Take the material below and retype it in full; pictures are left out.

• • •

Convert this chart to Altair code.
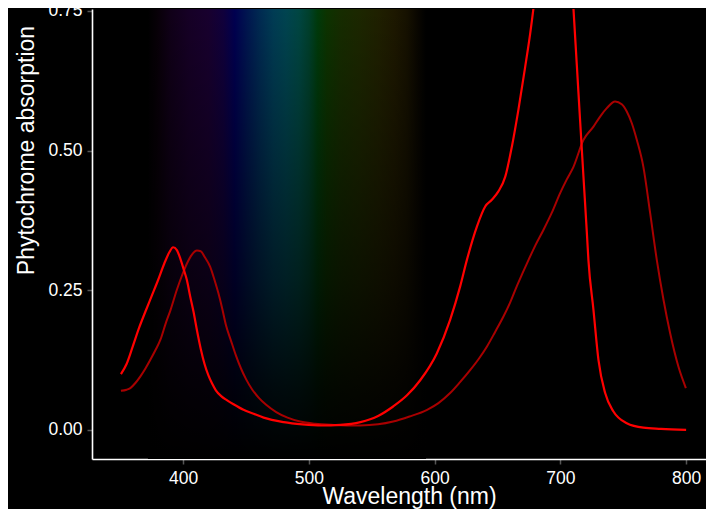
import altair as alt
import pandas as pd

# ---- data ----
pr_nm = [350.5, 355, 360, 365, 370, 375, 380, 385, 389, 392, 395, 398, 400.5, 403,
         405.6, 408.2, 411, 414, 417, 420, 423, 426, 430, 435, 440, 448, 456, 464, 480,
         495, 510, 525, 541, 555, 567, 578, 588.5, 601.7, 612.3, 620.3, 625.6, 633.6,
         640.2, 645.5, 650.7, 656.1, 661.4, 666.6, 672, 676, 681, 685, 690, 695, 700,
         705, 708, 710.4, 713.1, 715.7, 718.3, 721, 722.3, 726.3, 730.3, 735.6, 742.2,
         752.8, 766, 780, 800]
pr_abs = [0.100, 0.118, 0.150, 0.183, 0.212, 0.240, 0.268, 0.298, 0.318, 0.327, 0.322,
          0.305, 0.287, 0.268, 0.239, 0.212, 0.178, 0.145, 0.118, 0.098, 0.083, 0.071,
          0.061, 0.053, 0.046, 0.036, 0.029, 0.022, 0.014, 0.010, 0.008, 0.009, 0.014,
          0.025, 0.042, 0.062, 0.089, 0.137, 0.197, 0.257, 0.304, 0.364, 0.400, 0.412,
          0.427, 0.453, 0.507, 0.573, 0.650, 0.710, 0.800, 0.880, 0.960, 1.000, 0.990,
          0.930, 0.850, 0.754, 0.652, 0.553, 0.455, 0.355, 0.304, 0.215, 0.125, 0.066,
          0.033, 0.012, 0.004, 0.002, 0.000]

pfr_nm = [350.5, 355, 358, 362, 366, 370, 374, 378, 382, 386, 390, 395, 399, 403, 407,
          411, 414, 417, 421.5, 425, 428, 431, 434, 438, 442, 446, 450, 455, 460, 466,
          474, 483, 493, 505, 520, 541, 555, 567, 580, 594, 603, 612.3, 620, 628.2,
          635, 641.5, 648, 654.7, 660, 665.3, 670, 674.6, 680, 686.5, 693, 699.8, 705,
          710.4, 718.3, 726.3, 731.6, 736.9, 743.5, 748.8, 752.8, 756.8, 760.8, 766,
          771.4, 776.7, 782, 787.3, 793.9, 799.8]
pfr_abs = [0.070, 0.072, 0.075, 0.084, 0.096, 0.110, 0.126, 0.143, 0.162, 0.190, 0.215,
           0.251, 0.276, 0.298, 0.314, 0.321, 0.320, 0.310, 0.292, 0.268, 0.245, 0.218,
           0.188, 0.160, 0.133, 0.110, 0.091, 0.072, 0.058, 0.045, 0.032, 0.022, 0.015,
           0.011, 0.009, 0.008, 0.010, 0.015, 0.024, 0.036, 0.048, 0.066, 0.085, 0.107,
           0.127, 0.149, 0.175, 0.203, 0.228, 0.257, 0.281, 0.304, 0.330, 0.358, 0.388,
           0.424, 0.448, 0.471, 0.519, 0.543, 0.561, 0.576, 0.588, 0.583, 0.570, 0.549,
           0.519, 0.471, 0.388, 0.304, 0.233, 0.173, 0.113, 0.075]

x_ticks = [400, 500, 600, 700, 800]
y_ticks = [0.0, 0.25, 0.50, 0.75]
x_domain = [327.5, 815.8]
y_domain = [-0.052, 0.7535]

# spectral background colour stops (wavelength, colour)
spec_nm = [372, 380, 390, 405, 420, 432, 441, 452, 462, 472, 482, 492, 500, 507, 514,
           525, 540, 555, 568, 578, 586, 593]
spec_col = ["#000000", "#080008", "#100018", "#160026", "#18002e", "#10003c", "#000050",
            "#001850", "#002c52", "#003c54", "#004450", "#004642", "#00402c", "#003a0a",
            "#0c3300", "#162c00", "#1c2700", "#1f2000", "#1d1800", "#161100", "#0a0700",
            "#000000"]

# vertical fade of the spectrum (offset from top, darkness)
fade_off = [0.0, 0.6, 0.85, 1.0]
fade_alpha = [0.0, 0.55, 0.85, 1.0]

FONT = "Liberation Sans"
WHITE = "#ffffff"

pr_df = pd.DataFrame({"nm": pr_nm, "abs": pr_abs})
pfr_df = pd.DataFrame({"nm": pfr_nm, "abs": pfr_abs})
band = pd.DataFrame({"nm": [spec_nm[0]], "nm2": [spec_nm[-1]],
                     "abs": [y_domain[0]], "abs2": [y_domain[1]]})

xs = alt.Scale(domain=x_domain, nice=False, zero=False)
ys = alt.Scale(domain=y_domain, nice=False, zero=False)

x_axis = alt.Axis(values=x_ticks, title="Wavelength (nm)", grid=False,
                  domainColor=WHITE, domainWidth=1.6, tickColor="#555555",
                  tickSize=5, tickWidth=1.5, labelColor=WHITE, labelFont=FONT,
                  labelFontSize=17.5, labelPadding=5, labelFlush=False,
                  titleColor=WHITE, titleFont=FONT, titleFontSize=23,
                  titleFontWeight="normal", titleX=317, titleY=44,
                  titleBaseline="alphabetic")
y_axis = alt.Axis(values=y_ticks, format=".2f", title="Phytochrome absorption",
                  grid=False, domainColor=WHITE, domainWidth=1.6,
                  tickColor="#555555", tickSize=5, tickWidth=1.5, labelColor=WHITE,
                  labelFont=FONT, labelFontSize=17.5, labelPadding=5,
                  labelFlush=False, titleColor=WHITE, titleFont=FONT,
                  titleFontSize=23, titleFontWeight="normal", titleX=-59,
                  titleY=141, titleAngle=270, titleBaseline="alphabetic")

X = alt.X("nm:Q", scale=xs, axis=x_axis)
Y = alt.Y("abs:Q", scale=ys, axis=y_axis)

span = spec_nm[-1] - spec_nm[0]
spec_grad = alt.LinearGradient(
    gradient="linear",
    stops=[alt.GradientStop(offset=(n - spec_nm[0]) / span, color=c)
           for n, c in zip(spec_nm, spec_col)],
    x1=0, x2=1, y1=0, y2=0)
fade_grad = alt.LinearGradient(
    gradient="linear",
    stops=[alt.GradientStop(offset=o, color=f"rgba(0,0,0,{a})")
           for o, a in zip(fade_off, fade_alpha)],
    x1=0, x2=0, y1=0, y2=1)

spectrum = alt.Chart(band).mark_rect(fill=spec_grad).encode(
    x=X, x2="nm2:Q", y=Y, y2="abs2:Q")
fade = alt.Chart(band).mark_rect(fill=fade_grad).encode(
    x=X, x2="nm2:Q", y=Y, y2="abs2:Q")

pfr_line = alt.Chart(pfr_df).mark_line(
    color="#a80000", strokeWidth=2, clip=True, interpolate="monotone").encode(x=X, y=Y)
pr_line = alt.Chart(pr_df).mark_line(
    color="#ff0000", strokeWidth=2.2, clip=True, interpolate="monotone").encode(x=X, y=Y)

chart = alt.layer(spectrum, fade, pfr_line, pr_line).properties(
    width=614, height=450,
    padding={"left": 84, "top": 1, "right": 0, "bottom": 50},
    autosize=alt.AutoSizeParams(type="none"),
).configure(background="black").configure_view(stroke="transparent")

chart.save("out.html", embed_options={"renderer": "svg", "actions": False})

• • •

__Result of this task__
Convert this chart to Altair code.
import altair as alt
import pandas as pd

# ---- data ----
pr_nm = [350.5, 355, 360, 365, 370, 375, 380, 385, 389, 392, 395, 398, 400.5, 403,
         405.6, 408.2, 411, 414, 417, 420, 423, 426, 430, 435, 440, 448, 456, 464, 480,
         495, 510, 525, 541, 555, 567, 578, 588.5, 601.7, 612.3, 620.3, 625.6, 633.6,
         640.2, 645.5, 650.7, 656.1, 661.4, 666.6, 672, 676, 681, 685, 690, 695, 700,
         705, 708, 710.4, 713.1, 715.7, 718.3, 721, 722.3, 726.3, 730.3, 735.6, 742.2,
         752.8, 766, 780, 800]
pr_abs = [0.100, 0.118, 0.150, 0.183, 0.212, 0.240, 0.268, 0.298, 0.318, 0.327, 0.322,
          0.305, 0.287, 0.268, 0.239, 0.212, 0.178, 0.145, 0.118, 0.098, 0.083, 0.071,
          0.061, 0.053, 0.046, 0.036, 0.029, 0.022, 0.014, 0.010, 0.008, 0.009, 0.014,
          0.025, 0.042, 0.062, 0.089, 0.137, 0.197, 0.257, 0.304, 0.364, 0.400, 0.412,
          0.427, 0.453, 0.507, 0.573, 0.650, 0.710, 0.800, 0.880, 0.960, 1.000, 0.990,
          0.930, 0.850, 0.754, 0.652, 0.553, 0.455, 0.355, 0.304, 0.215, 0.125, 0.066,
          0.033, 0.012, 0.004, 0.002, 0.000]

pfr_nm = [350.5, 355, 358, 362, 366, 370, 374, 378, 382, 386, 390, 395, 399, 403, 407,
          411, 414, 417, 421.5, 425, 428, 431, 434, 438, 442, 446, 450, 455, 460, 466,
          474, 483, 493, 505, 520, 541, 555, 567, 580, 594, 603, 612.3, 620, 628.2,
          635, 641.5, 648, 654.7, 660, 665.3, 670, 674.6, 680, 686.5, 693, 699.8, 705,
          710.4, 718.3, 726.3, 731.6, 736.9, 743.5, 748.8, 752.8, 756.8, 760.8, 766,
          771.4, 776.7, 782, 787.3, 793.9, 799.8]
pfr_abs = [0.070, 0.072, 0.075, 0.084, 0.096, 0.110, 0.126, 0.143, 0.162, 0.190, 0.215,
           0.251, 0.276, 0.298, 0.314, 0.321, 0.320, 0.310, 0.292, 0.268, 0.245, 0.218,
           0.188, 0.160, 0.133, 0.110, 0.091, 0.072, 0.058, 0.045, 0.032, 0.022, 0.015,
           0.011, 0.009, 0.008, 0.010, 0.015, 0.024, 0.036, 0.048, 0.066, 0.085, 0.107,
           0.127, 0.149, 0.175, 0.203, 0.228, 0.257, 0.281, 0.304, 0.330, 0.358, 0.388,
           0.424, 0.448, 0.471, 0.519, 0.543, 0.561, 0.576, 0.588, 0.583, 0.570, 0.549,
           0.519, 0.471, 0.388, 0.304, 0.233, 0.173, 0.113, 0.075]

x_ticks = [400, 500, 600, 700, 800]
y_ticks = [0.0, 0.25, 0.50, 0.75]
x_domain = [327.5, 815.8]
y_domain = [-0.052, 0.7535]

# spectral background colour stops (wavelength, colour)
spec_nm = [372, 380, 390, 405, 420, 432, 441, 452, 462, 472, 482, 492, 500, 507, 514,
           525, 540, 555, 568, 578, 586, 593]
spec_col = ["#000000", "#080008", "#100018", "#160026", "#18002e", "#10003c", "#000050",
            "#001850", "#002c52", "#003c54", "#004450", "#004642", "#00402c", "#003a0a",
            "#0c3300", "#162c00", "#1c2700", "#1f2000", "#1d1800", "#161100", "#0a0700",
            "#000000"]

# vertical fade of the spectrum (offset from top, darkness)
fade_off = [0.0, 0.6, 0.85, 1.0]
fade_alpha = [0.0, 0.55, 0.85, 1.0]

FONT = "Liberation Sans"
WHITE = "#ffffff"

pr_df = pd.DataFrame({"nm": pr_nm, "abs": pr_abs})
pfr_df = pd.DataFrame({"nm": pfr_nm, "abs": pfr_abs})
band = pd.DataFrame({"nm": [spec_nm[0]], "nm2": [spec_nm[-1]],
                     "abs": [y_domain[0]], "abs2": [y_domain[1]]})

xs = alt.Scale(domain=x_domain, nice=False, zero=False)
ys = alt.Scale(domain=y_domain, nice=False, zero=False)

x_axis = alt.Axis(values=x_ticks, title="Wavelength (nm)", grid=False,
                  domainColor=WHITE, domainWidth=1.6, tickColor="#555555",
                  tickSize=5, tickWidth=1.5, labelColor=WHITE, labelFont=FONT,
                  labelFontSize=17.5, labelPadding=5, labelFlush=False,
                  titleColor=WHITE, titleFont=FONT, titleFontSize=23,
                  titleFontWeight="normal", titleX=317, titleY=44,
                  titleBaseline="alphabetic")
y_axis = alt.Axis(values=y_ticks, format=".2f", title="Phytochrome absorption",
                  grid=False, domainColor=WHITE, domainWidth=1.6,
                  tickColor="#555555", tickSize=5, tickWidth=1.5, labelColor=WHITE,
                  labelFont=FONT, labelFontSize=17.5, labelPadding=5,
                  labelFlush=False, titleColor=WHITE, titleFont=FONT,
                  titleFontSize=23, titleFontWeight="normal", titleX=-59,
                  titleY=141, titleAngle=270, titleBaseline="alphabetic")

X = alt.X("nm:Q", scale=xs, axis=x_axis)
Y = alt.Y("abs:Q", scale=ys, axis=y_axis)

span = spec_nm[-1] - spec_nm[0]
spec_grad = alt.LinearGradient(
    gradient="linear",
    stops=[alt.GradientStop(offset=(n - spec_nm[0]) / span, color=c)
           for n, c in zip(spec_nm, spec_col)],
    x1=0, x2=1, y1=0, y2=0)
fade_grad = alt.LinearGradient(
    gradient="linear",
    stops=[alt.GradientStop(offset=o, color=f"rgba(0,0,0,{a})")
           for o, a in zip(fade_off, fade_alpha)],
    x1=0, x2=0, y1=0, y2=1)

spectrum = alt.Chart(band).mark_rect(fill=spec_grad).encode(
    x=X, x2="nm2:Q", y=Y, y2="abs2:Q")
fade = alt.Chart(band).mark_rect(fill=fade_grad).encode(
    x=X, x2="nm2:Q", y=Y, y2="abs2:Q")

pfr_line = alt.Chart(pfr_df).mark_line(
    color="#a80000", strokeWidth=2, clip=True, interpolate="monotone").encode(x=X, y=Y)
pr_line = alt.Chart(pr_df).mark_line(
    color="#ff0000", strokeWidth=2.2, clip=True, interpolate="monotone").encode(x=X, y=Y)

chart = alt.layer(spectrum, fade, pfr_line, pr_line).properties(
    width=614, height=450,
    padding={"left": 84, "top": 1, "right": 0, "bottom": 50},
    autosize=alt.AutoSizeParams(type="none"),
).configure(background="black").configure_view(stroke="transparent")

chart.save("out.html", embed_options={"renderer": "svg", "actions": False})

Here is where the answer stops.